I know that and it wasn’t really that bad but believe me, we all need to be reminded of that sometimes. Thanks Morgan and thanks for being my friend above everything else. And remember even though it doesn’t seem like it right now, things recover faster in here than in RL if you let them.
It’s VERY painful when we lose great friends and close doors or have them closed on us. The highs are higher here than RL but the lows can be more sudden and deeper too. I think it’s because this place is built on pure communication and emotion. It’s very powerful but at times very painful too. But for the same reason it crashes so fast you can recover in here just as fast if you go out and try, or at least stay open to it.
I felt like I walked away from half my friends last week. It wasn’t actually that bad, just many of the friends connected to one friend and a room. I banned myself and had to let go of ALL the people connected there. I’ve seen some people do that and try to hold on, but I didn’t. I just let go and don’t watch the room or the people. I have seen people try to hang on and fight very hard to keep a relationship that’s already gone and it’s not pretty and it’s very hard on everyone. So I cried and said good bye and left.

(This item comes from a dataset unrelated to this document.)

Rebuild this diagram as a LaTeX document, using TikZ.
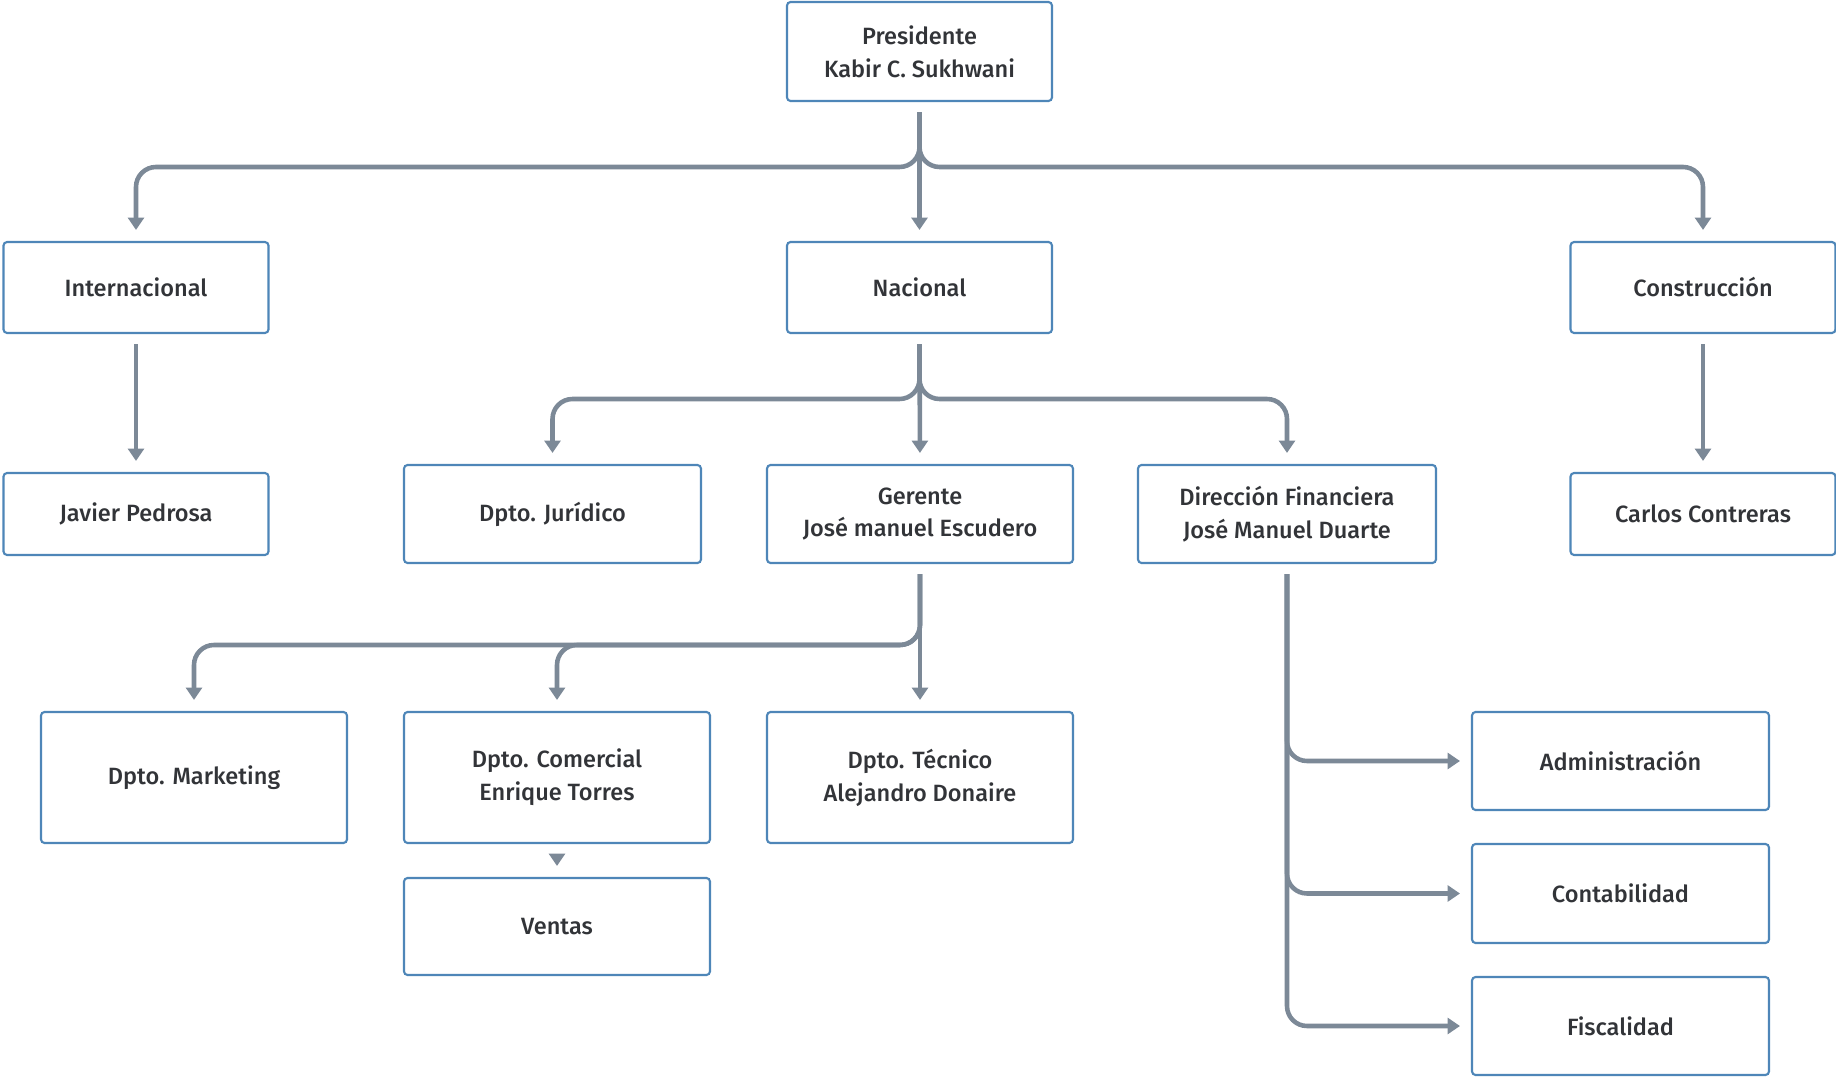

A week later, I have a fun hangout place/pt job as a Hooters Girl at Hooter Lovers, I’m part of an amazing family, and I’m a personal slave for one of the best role players I’ve met in here. I always say it’s never boring in here, but it’s crazy how fast you can go from feeling alone, walking away from long time friends and conflicts, to feeling more connected and a part of things than I ever have in here. When one door closes another one does open. Sometimes three of them open even.
So the advice in this, what I learned, is that it’s painful to let go but sometimes that’s really the best thing. And if you do, just do it and move on and something new and better or at least less painful will come along.
Relationships grow faster in IMVU but they can also be very fragile. Your time availability may change, they get a new RL love interest, and all of a sudden you’re sitting here in DisneyWorld without your partner for the rides, and that’s no fun. Even just seeing them come in and not talk to you and not answer an invite can eat away at you and be incredibly painful.
Getting sick or even just having someone else in their family sick, can dramatically affect your relationships. The distance and detachment, makes it easier to talk about some things more than we do in RL, but that distance also backfires a lot.
It’s just part of life. As the saying goes, what goes up must come down. And even a soft let down, will feel down and hurt compared to previous high you had. It’s not your fault. It happens to everyone. You really can’t stay on that kind of high forever. Take pictures, or videos and do your best to capture the feeling and memory of it. Try not to burn your bridges or make rash decisions when you’re going down. No matter how down you feel, you’ll feel better again too. What goes down also comes up. And the neat thing about IMVU is that you can sign out and spend time with your family and friends, or you can even discontinue the account and start over or walk away for a while if necessary.
Believe me, I can tell you this from personal experience and going through boxes of tissues. I can also tell you that walking away is hard, but it can heal faster than you realize or might expect too.